* Begin *

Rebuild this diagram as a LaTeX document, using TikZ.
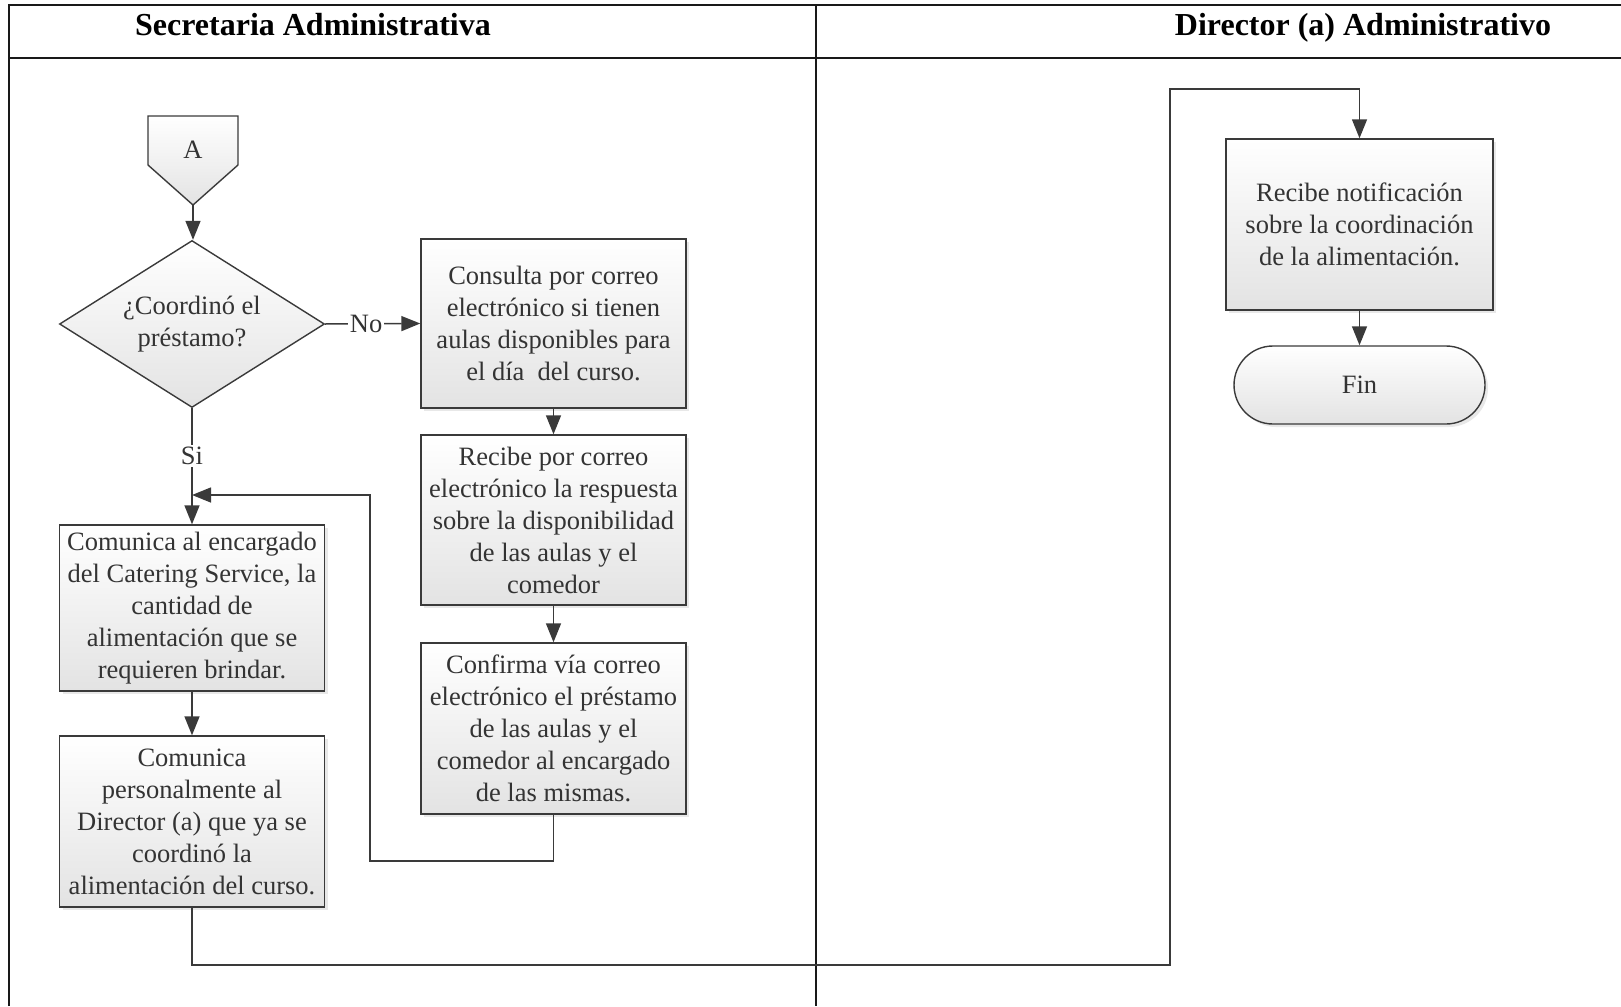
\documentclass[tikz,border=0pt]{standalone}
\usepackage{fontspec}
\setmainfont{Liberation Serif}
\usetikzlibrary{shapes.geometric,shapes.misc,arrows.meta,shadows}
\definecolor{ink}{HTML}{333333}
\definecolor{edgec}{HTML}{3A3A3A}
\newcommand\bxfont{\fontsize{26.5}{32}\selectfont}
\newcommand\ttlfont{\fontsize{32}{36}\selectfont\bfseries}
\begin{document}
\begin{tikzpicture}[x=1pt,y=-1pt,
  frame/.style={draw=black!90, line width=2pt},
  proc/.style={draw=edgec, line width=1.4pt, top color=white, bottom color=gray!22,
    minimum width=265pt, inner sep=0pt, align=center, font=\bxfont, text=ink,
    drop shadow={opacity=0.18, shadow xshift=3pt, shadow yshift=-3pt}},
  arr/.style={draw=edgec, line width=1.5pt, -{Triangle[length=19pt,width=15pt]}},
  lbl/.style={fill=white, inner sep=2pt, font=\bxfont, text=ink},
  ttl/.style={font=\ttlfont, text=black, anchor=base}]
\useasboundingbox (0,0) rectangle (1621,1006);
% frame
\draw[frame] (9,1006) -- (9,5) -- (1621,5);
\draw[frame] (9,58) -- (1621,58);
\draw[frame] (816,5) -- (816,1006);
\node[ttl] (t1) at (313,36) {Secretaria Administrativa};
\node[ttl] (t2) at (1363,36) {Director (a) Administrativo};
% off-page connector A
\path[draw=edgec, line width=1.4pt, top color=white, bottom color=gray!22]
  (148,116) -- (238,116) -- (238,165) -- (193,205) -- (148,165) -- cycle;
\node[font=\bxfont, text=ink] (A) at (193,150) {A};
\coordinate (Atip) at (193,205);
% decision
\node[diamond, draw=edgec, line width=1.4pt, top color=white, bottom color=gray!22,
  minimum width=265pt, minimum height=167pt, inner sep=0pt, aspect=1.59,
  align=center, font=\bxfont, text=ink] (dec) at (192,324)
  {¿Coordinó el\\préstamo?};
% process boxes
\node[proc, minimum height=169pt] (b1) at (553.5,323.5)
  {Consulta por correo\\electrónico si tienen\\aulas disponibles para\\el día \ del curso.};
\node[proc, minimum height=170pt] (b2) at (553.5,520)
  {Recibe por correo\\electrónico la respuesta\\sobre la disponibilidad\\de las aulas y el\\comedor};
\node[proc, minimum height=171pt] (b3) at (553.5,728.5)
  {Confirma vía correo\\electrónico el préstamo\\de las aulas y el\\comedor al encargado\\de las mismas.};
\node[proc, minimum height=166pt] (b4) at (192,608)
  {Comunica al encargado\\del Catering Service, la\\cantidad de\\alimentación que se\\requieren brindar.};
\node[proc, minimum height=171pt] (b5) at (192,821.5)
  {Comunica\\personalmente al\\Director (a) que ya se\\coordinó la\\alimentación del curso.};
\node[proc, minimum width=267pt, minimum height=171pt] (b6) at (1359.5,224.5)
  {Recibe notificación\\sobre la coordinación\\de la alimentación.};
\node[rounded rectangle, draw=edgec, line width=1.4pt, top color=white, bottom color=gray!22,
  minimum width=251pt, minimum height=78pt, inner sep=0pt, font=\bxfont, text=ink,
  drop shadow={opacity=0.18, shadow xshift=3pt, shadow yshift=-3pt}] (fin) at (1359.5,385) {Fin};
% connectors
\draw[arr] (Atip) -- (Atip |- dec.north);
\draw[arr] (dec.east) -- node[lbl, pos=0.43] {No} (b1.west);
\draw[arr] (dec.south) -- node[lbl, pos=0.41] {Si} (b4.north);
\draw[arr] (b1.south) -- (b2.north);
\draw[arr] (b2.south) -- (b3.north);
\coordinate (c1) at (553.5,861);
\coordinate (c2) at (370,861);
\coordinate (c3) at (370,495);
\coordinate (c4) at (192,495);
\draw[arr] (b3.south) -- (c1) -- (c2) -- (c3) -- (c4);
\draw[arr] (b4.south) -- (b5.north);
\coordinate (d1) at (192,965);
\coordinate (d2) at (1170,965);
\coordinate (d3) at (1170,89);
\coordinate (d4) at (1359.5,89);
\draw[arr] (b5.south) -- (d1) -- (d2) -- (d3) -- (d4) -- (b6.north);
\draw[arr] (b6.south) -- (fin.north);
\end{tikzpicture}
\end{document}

* End *

Problem requirements: Repeat the material above word for word, please, apart from its images.

Exercise output:
Rebuild this diagram as a LaTeX document, using TikZ.
\documentclass[tikz,border=0pt]{standalone}
\usepackage{fontspec}
\setmainfont{Liberation Serif}
\usetikzlibrary{shapes.geometric,shapes.misc,arrows.meta,shadows}
\definecolor{ink}{HTML}{333333}
\definecolor{edgec}{HTML}{3A3A3A}
\newcommand\bxfont{\fontsize{26.5}{32}\selectfont}
\newcommand\ttlfont{\fontsize{32}{36}\selectfont\bfseries}
\begin{document}
\begin{tikzpicture}[x=1pt,y=-1pt,
  frame/.style={draw=black!90, line width=2pt},
  proc/.style={draw=edgec, line width=1.4pt, top color=white, bottom color=gray!22,
    minimum width=265pt, inner sep=0pt, align=center, font=\bxfont, text=ink,
    drop shadow={opacity=0.18, shadow xshift=3pt, shadow yshift=-3pt}},
  arr/.style={draw=edgec, line width=1.5pt, -{Triangle[length=19pt,width=15pt]}},
  lbl/.style={fill=white, inner sep=2pt, font=\bxfont, text=ink},
  ttl/.style={font=\ttlfont, text=black, anchor=base}]
\useasboundingbox (0,0) rectangle (1621,1006);
% frame
\draw[frame] (9,1006) -- (9,5) -- (1621,5);
\draw[frame] (9,58) -- (1621,58);
\draw[frame] (816,5) -- (816,1006);
\node[ttl] (t1) at (313,36) {Secretaria Administrativa};
\node[ttl] (t2) at (1363,36) {Director (a) Administrativo};
% off-page connector A
\path[draw=edgec, line width=1.4pt, top color=white, bottom color=gray!22]
  (148,116) -- (238,116) -- (238,165) -- (193,205) -- (148,165) -- cycle;
\node[font=\bxfont, text=ink] (A) at (193,150) {A};
\coordinate (Atip) at (193,205);
% decision
\node[diamond, draw=edgec, line width=1.4pt, top color=white, bottom color=gray!22,
  minimum width=265pt, minimum height=167pt, inner sep=0pt, aspect=1.59,
  align=center, font=\bxfont, text=ink] (dec) at (192,324)
  {¿Coordinó el\\préstamo?};
% process boxes
\node[proc, minimum height=169pt] (b1) at (553.5,323.5)
  {Consulta por correo\\electrónico si tienen\\aulas disponibles para\\el día \ del curso.};
\node[proc, minimum height=170pt] (b2) at (553.5,520)
  {Recibe por correo\\electrónico la respuesta\\sobre la disponibilidad\\de las aulas y el\\comedor};
\node[proc, minimum height=171pt] (b3) at (553.5,728.5)
  {Confirma vía correo\\electrónico el préstamo\\de las aulas y el\\comedor al encargado\\de las mismas.};
\node[proc, minimum height=166pt] (b4) at (192,608)
  {Comunica al encargado\\del Catering Service, la\\cantidad de\\alimentación que se\\requieren brindar.};
\node[proc, minimum height=171pt] (b5) at (192,821.5)
  {Comunica\\personalmente al\\Director (a) que ya se\\coordinó la\\alimentación del curso.};
\node[proc, minimum width=267pt, minimum height=171pt] (b6) at (1359.5,224.5)
  {Recibe notificación\\sobre la coordinación\\de la alimentación.};
\node[rounded rectangle, draw=edgec, line width=1.4pt, top color=white, bottom color=gray!22,
  minimum width=251pt, minimum height=78pt, inner sep=0pt, font=\bxfont, text=ink,
  drop shadow={opacity=0.18, shadow xshift=3pt, shadow yshift=-3pt}] (fin) at (1359.5,385) {Fin};
% connectors
\draw[arr] (Atip) -- (Atip |- dec.north);
\draw[arr] (dec.east) -- node[lbl, pos=0.43] {No} (b1.west);
\draw[arr] (dec.south) -- node[lbl, pos=0.41] {Si} (b4.north);
\draw[arr] (b1.south) -- (b2.north);
\draw[arr] (b2.south) -- (b3.north);
\coordinate (c1) at (553.5,861);
\coordinate (c2) at (370,861);
\coordinate (c3) at (370,495);
\coordinate (c4) at (192,495);
\draw[arr] (b3.south) -- (c1) -- (c2) -- (c3) -- (c4);
\draw[arr] (b4.south) -- (b5.north);
\coordinate (d1) at (192,965);
\coordinate (d2) at (1170,965);
\coordinate (d3) at (1170,89);
\coordinate (d4) at (1359.5,89);
\draw[arr] (b5.south) -- (d1) -- (d2) -- (d3) -- (d4) -- (b6.north);
\draw[arr] (b6.south) -- (fin.north);
\end{tikzpicture}
\end{document}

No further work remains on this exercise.